Тюрьма «Серпантинка» действительно была самым страшным местом Колымской каторги.

Там уничтожили не менее 20 тысяч невинных людей. На месте этой тюрьмы потом, в 90-х годах, был установлен памятный знак жертвам сталинских репрессий.

Памятник создавали многие коллективы и бригады приисков на совершенно добровольной основе. Из заброшенного колымского карьера достали гранитную глыбу. Установили ее на место, где некогда находилось пулеметное гнездо, прикрывавшее ворота тюрьмы. Если смотреть на камень со стороны трассы, то он имеет форму торчащей из земли огромной руки, сжатой в кулак. Главными инициаторами и вдохновителями создания этого памятника были колымские журналисты Стас Владимиров и Иван Паникаров. Огромная им благодарность за упорный, благородный труд и мужество.
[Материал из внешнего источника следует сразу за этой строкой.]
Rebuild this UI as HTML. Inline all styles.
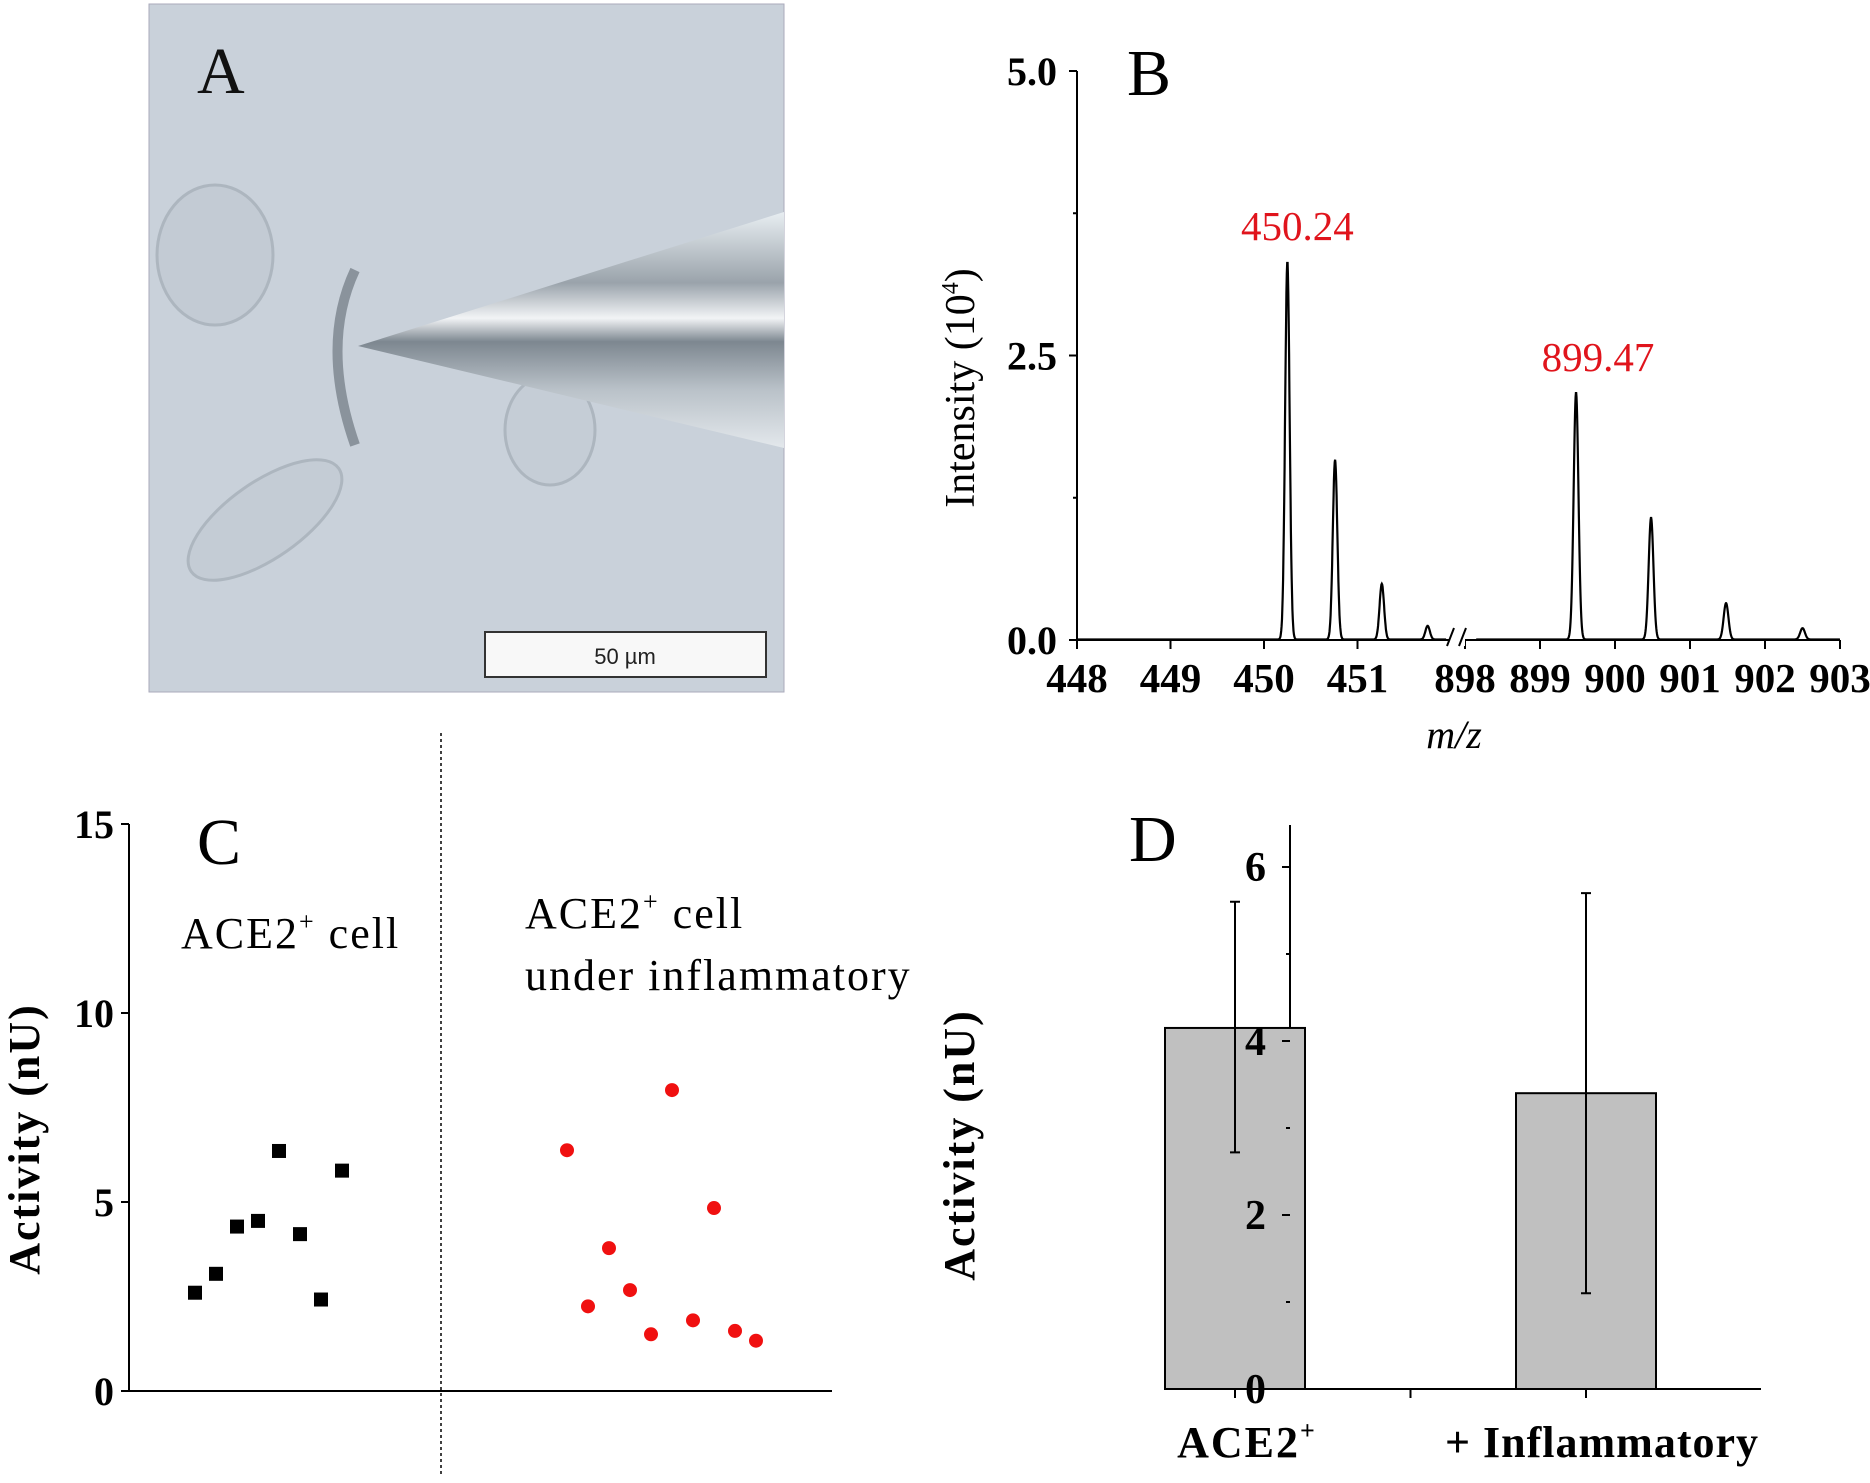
<!DOCTYPE html>
<html><head><meta charset="utf-8"><style>
html,body{margin:0;padding:0;background:#fff}
svg{display:block}
text{font-family:"Liberation Serif",serif}
</style></head><body>
<svg id="fig" width="1870" height="1483" viewBox="0 0 1870 1483" xmlns="http://www.w3.org/2000/svg">
<defs>
<linearGradient id="pip" x1="0" y1="0" x2="0" y2="1">
<stop offset="0" stop-color="#e8eef2"/><stop offset="0.3" stop-color="#9aa3ab"/><stop offset="0.45" stop-color="#f2f4f6"/><stop offset="0.55" stop-color="#7d8790"/><stop offset="0.75" stop-color="#b9c1c8"/><stop offset="1" stop-color="#e3e8ec"/>
</linearGradient>
</defs>
<g>
<rect x="149" y="4" width="635" height="688" fill="#c9d1da" stroke="#aab" stroke-width="1"/>
<ellipse cx="215" cy="255" rx="58" ry="70" fill="#c3cbd4" stroke="#adb6bf" stroke-width="3"/>
<ellipse cx="265" cy="520" rx="90" ry="38" transform="rotate(-35 265 520)" fill="#c4ccd5" stroke="#adb6bf" stroke-width="3"/>
<ellipse cx="550" cy="430" rx="45" ry="55" fill="#c5cdd6" stroke="#adb6bf" stroke-width="3"/>
<path d="M355 270 Q320 345 355 445" fill="none" stroke="#8a939c" stroke-width="10"/>
<polygon points="358,346 784,212 784,448" fill="url(#pip)"/>
<rect x="485" y="632" width="281" height="45" fill="#f8f8f8" stroke="#333" stroke-width="2"/>
<text x="625" y="664" font-size="22" text-anchor="middle" fill="#222" style="font-family:'Liberation Sans',sans-serif">50 µm</text>
<text x="197" y="93" font-size="66" fill="#111">A</text>
</g>

<g id="panelB"></g>
<g id="panelC"></g>
<g id="panelD"></g>
</svg>
<script>
// ---- Panel B data ----
const peakMz = [450.25, 450.76, 451.26, 451.75, 899.48, 900.48, 901.48, 902.5];
const peakInt = [3.32, 1.58, 0.49, 0.12, 2.17, 1.07, 0.32, 0.10];
const bLeftTicks = [448, 449, 450, 451];
const bRightTicks = [898, 899, 900, 901, 902, 903];
const bYTicks = ["0.0", "2.5", "5.0"];
const bYTickVals = [0, 2.5, 5.0];
const peakLabels = ["450.24", "899.47"];
const peakLabelMz = [450.25, 899.48];
const peakLabelInt = [3.32, 2.17];
// ---- Panel C data ----
const ctrlVals = [2.6, 3.1, 4.35, 4.5, 6.35, 4.15, 2.42, 5.83];
const inflVals = [6.37, 2.24, 3.78, 2.67, 1.5, 7.96, 1.87, 4.84, 1.59, 1.33];
const cYTicks = [0, 5, 10, 15];
// ---- Panel D data ----
const dCats = ["ACE2", "+ Inflammatory"];
const dMeans = [4.15, 3.4];
const dUpper = [5.6, 5.7];
const dLower = [2.72, 1.1];
const dYTicks = [0, 2, 4, 6];

const NS = "http://www.w3.org/2000/svg";
function mk(parent, tag, attrs, txt) {
  const e = document.createElementNS(NS, tag);
  for (const k in attrs) e.setAttribute(k, attrs[k]);
  if (txt !== undefined) e.textContent = txt;
  parent.appendChild(e);
  return e;
}

// ===== Panel B =====
(function () {
  const g = document.getElementById("panelB");
  const x0 = 1077, xEnd = 1840, yTop = 71, yBot = 640;
  const BREAK = 1457;
  function xs(mz) { return mz < 600 ? x0 + (mz - 448) * 93.5 : xEnd - (903 - mz) * 75; }
  function ys(v) { return yBot - v / 5 * (yBot - yTop); }
  let a = mk(g, "line", {x1: x0, y1: yTop, x2: x0, y2: yBot, stroke: "#000", "stroke-width": 2});
  
  
  a = mk(g, "line", {x1: x0, y1: yBot, x2: xEnd, y2: yBot, stroke: "#000", "stroke-width": 2});
  
  
  [0, 1.25, 2.5, 3.75, 5].forEach(v => mk(g, "line", {x1: x0 - (v % 2.5 ? 4 : 8), y1: ys(v), x2: x0, y2: ys(v), stroke: "#000", "stroke-width": 2}));
  bYTickVals.forEach((v, i) => {
    const t = mk(g, "text", {x: 1057, y: ys(v) + 14, "text-anchor": "end", "font-size": 40, "font-weight": "bold"}, bYTicks[i]);
    
    
  });
  bLeftTicks.concat(bRightTicks).forEach(m => {
    mk(g, "line", {x1: xs(m), y1: yBot, x2: xs(m), y2: yBot + 9, stroke: "#000", "stroke-width": 2});
    const t = mk(g, "text", {x: xs(m), y: 692, "text-anchor": "middle", "font-size": 41, "font-weight": "bold"}, String(m));
    
    
  });
  function segPath(lo, hi, sig) {
    let d = "";
    for (let m = lo; m <= hi; m += 0.004) {
      let v = 0.004;
      peakMz.forEach((pm, i) => { v += peakInt[i] * Math.exp(-0.5 * Math.pow((m - pm) / sig, 2)); });
      d += (d ? "L" : "M") + xs(m).toFixed(1) + " " + ys(v).toFixed(1);
    }
    return d;
  }
  let p = mk(g, "path", {d: segPath(448, 451.95, 0.024), fill: "none", stroke: "#000", "stroke-width": 2.2});
  
  
  p = mk(g, "path", {d: segPath(898.15, 903, 0.032), fill: "none", stroke: "#000", "stroke-width": 2.2});
  
  
  mk(g, "rect", {x: BREAK - 8, y: yBot - 14, width: 16, height: 20, fill: "#fff"});
  mk(g, "path", {d: `M${BREAK - 10} ${yBot + 6} L${BREAK - 3} ${yBot - 12} M${BREAK + 2} ${yBot + 6} L${BREAK + 9} ${yBot - 12}`, stroke: "#000", "stroke-width": 2});
  const lblDx = [10, 22];
  peakLabels.forEach((s, i) => {
    const t = mk(g, "text", {x: xs(peakLabelMz[i]) + lblDx[i], y: ys(peakLabelInt[i]) - 22, "text-anchor": "middle", "font-size": 41, fill: "#e0141c"}, s);
    
    
  });
  let t = mk(g, "text", {x: 1454, y: 748, "text-anchor": "middle", "font-size": 40, "font-style": "italic"}, "m/z");
  
  
  t = mk(g, "text", {x: 0, y: 0, transform: "translate(974 388) rotate(-90)", "text-anchor": "middle", "font-size": 42});
  
  
  t.innerHTML = 'Intensity (10<tspan font-size="24" dy="-16">4</tspan><tspan dy="16">)</tspan>';
  t = mk(g, "text", {x: 1127, y: 95, "font-size": 66}, "B");
  
  
})();

// ===== Panel C =====
(function () {
  const g = document.getElementById("panelC");
  const x0 = 129, xEnd = 832, yTop = 824, yBot = 1391;
  function ys(v) { return yBot - v / 15 * (yBot - yTop); }
  function xCtrl(i) { return 195 + 21 * i; }
  function xInfl(i) { return 567 + 21 * i; }
  let a = mk(g, "line", {x1: x0, y1: yTop, x2: x0, y2: yBot, stroke: "#000", "stroke-width": 2});
  
  
  a = mk(g, "line", {x1: x0, y1: yBot, x2: xEnd, y2: yBot, stroke: "#000", "stroke-width": 2});
  
  
  a = mk(g, "line", {x1: 441, y1: 733, x2: 441, y2: 1475, stroke: "#000", "stroke-width": 1.5, "stroke-dasharray": "3 3"});
  
  
  cYTicks.forEach(v => {
    mk(g, "line", {x1: x0 - 8, y1: ys(v), x2: x0, y2: ys(v), stroke: "#000", "stroke-width": 2});
    const t = mk(g, "text", {x: 114, y: ys(v) + 14, "text-anchor": "end", "font-size": 40, "font-weight": "bold"}, String(v));
    
    
  });
  ctrlVals.forEach((v, i) => {
    const r = mk(g, "rect", {x: xCtrl(i) - 7, y: ys(v) - 7, width: 14, height: 14, fill: "#000"});
    
    
  });
  inflVals.forEach((v, i) => {
    const c = mk(g, "circle", {cx: xInfl(i), cy: ys(v), r: 7, fill: "#f01010"});
    
    
  });
  let t = mk(g, "text", {x: 0, y: 0, transform: "translate(39 1139) rotate(-90)", "text-anchor": "middle", "font-size": 44, "font-weight": "bold", "letter-spacing": 2}, "Activity (nU)");
  
  
  t = mk(g, "text", {x: 197, y: 864, "font-size": 66}, "C");
  
  
  t = mk(g, "text", {x: 181, y: 948, "font-size": 44, "letter-spacing": 2});
  t.innerHTML = 'ACE2<tspan font-size="26" dy="-18">+</tspan><tspan dy="18"> cell</tspan>';
  
  
  t = mk(g, "text", {x: 525, y: 928, "font-size": 44, "letter-spacing": 2});
  t.innerHTML = 'ACE2<tspan font-size="26" dy="-18">+</tspan><tspan dy="18"> cell</tspan>';
  
  
  t = mk(g, "text", {x: 525, y: 990, "font-size": 44, "letter-spacing": 2, "xml:space": "preserve"}, "under  inflammatory");
  
  
})();

// ===== Panel D =====
(function () {
  const g = document.getElementById("panelD");
  const x0 = 1290, xEnd = 1761, yAxTop = 825, yBot = 1389, y6 = 867;
  function ys(v) { return yBot - v / 6 * (yBot - y6); }
  const centers = [1235, 1586];
  function xc(i) { return centers[0] + i * (centers[1] - centers[0]); }
  const bw = 140;
  let a = mk(g, "line", {x1: x0, y1: yAxTop, x2: x0, y2: yBot, stroke: "#000", "stroke-width": 2});
  
  
  dMeans.forEach((v, i) => {
    const r = mk(g, "rect", {x: xc(i) - bw / 2, y: ys(v), width: bw, height: yBot - ys(v), fill: "#c0c0c0", stroke: "#000", "stroke-width": 2});
    
    
    const e = mk(g, "path", {d: `M${xc(i)} ${ys(dUpper[i])}V${ys(dLower[i])}M${xc(i) - 5} ${ys(dUpper[i])}H${xc(i) + 5}M${xc(i) - 5} ${ys(dLower[i])}H${xc(i) + 5}`, stroke: "#000", "stroke-width": 2, fill: "none"});
    
    
  });
  a = mk(g, "line", {x1: x0, y1: yBot, x2: xEnd, y2: yBot, stroke: "#000", "stroke-width": 2});
  
  
  [xc(0), (xc(0) + xc(1)) / 2, xc(1)].forEach(x => mk(g, "line", {x1: x, y1: yBot, x2: x, y2: yBot + 9, stroke: "#000", "stroke-width": 2}));
  [1, 3, 5].forEach(v => mk(g, "line", {x1: x0 - 4, y1: ys(v), x2: x0, y2: ys(v), stroke: "#000", "stroke-width": 2}));
  dYTicks.forEach(v => {
    mk(g, "line", {x1: x0 - 8, y1: ys(v), x2: x0, y2: ys(v), stroke: "#000", "stroke-width": 2});
    const t = mk(g, "text", {x: 1266, y: ys(v) + 14, "text-anchor": "end", "font-size": 42, "font-weight": "bold"}, String(v));
    
    
  });
  let t = mk(g, "text", {x: xc(0) + 12, y: 1457, "text-anchor": "middle", "font-size": 44, "font-weight": "bold", "letter-spacing": 2});
  t.innerHTML = dCats[0] + '<tspan font-size="26" dy="-18">+</tspan>';
  
  
  t = mk(g, "text", {x: xc(1) + 16, y: 1457, "text-anchor": "middle", "font-size": 44, "font-weight": "bold", "letter-spacing": 1}, dCats[1]);
  
  
  t = mk(g, "text", {x: 0, y: 0, transform: "translate(974 1145) rotate(-90)", "text-anchor": "middle", "font-size": 44, "font-weight": "bold", "letter-spacing": 2}, "Activity (nU)");
  
  
  t = mk(g, "text", {x: 1129, y: 861, "font-size": 66}, "D");
  
  
})();
</script>
</body></html>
Я был приглашен на открытие. Несмотря на удаленность места, собралось очень много народа со всех концов края. Присутствовали многие бывшие политзаключенные, оставшиеся после освобождения работать в Магаданской области.

Позже в Магадане, у въезда в город, был установлен прекрасный памятник жертвам репрессий по проекту скульптора Эрнста Неизвестного. Думаю, что и этого недостаточно — на Колыме должен быть мемориал, как в Освенциме или Хатыни.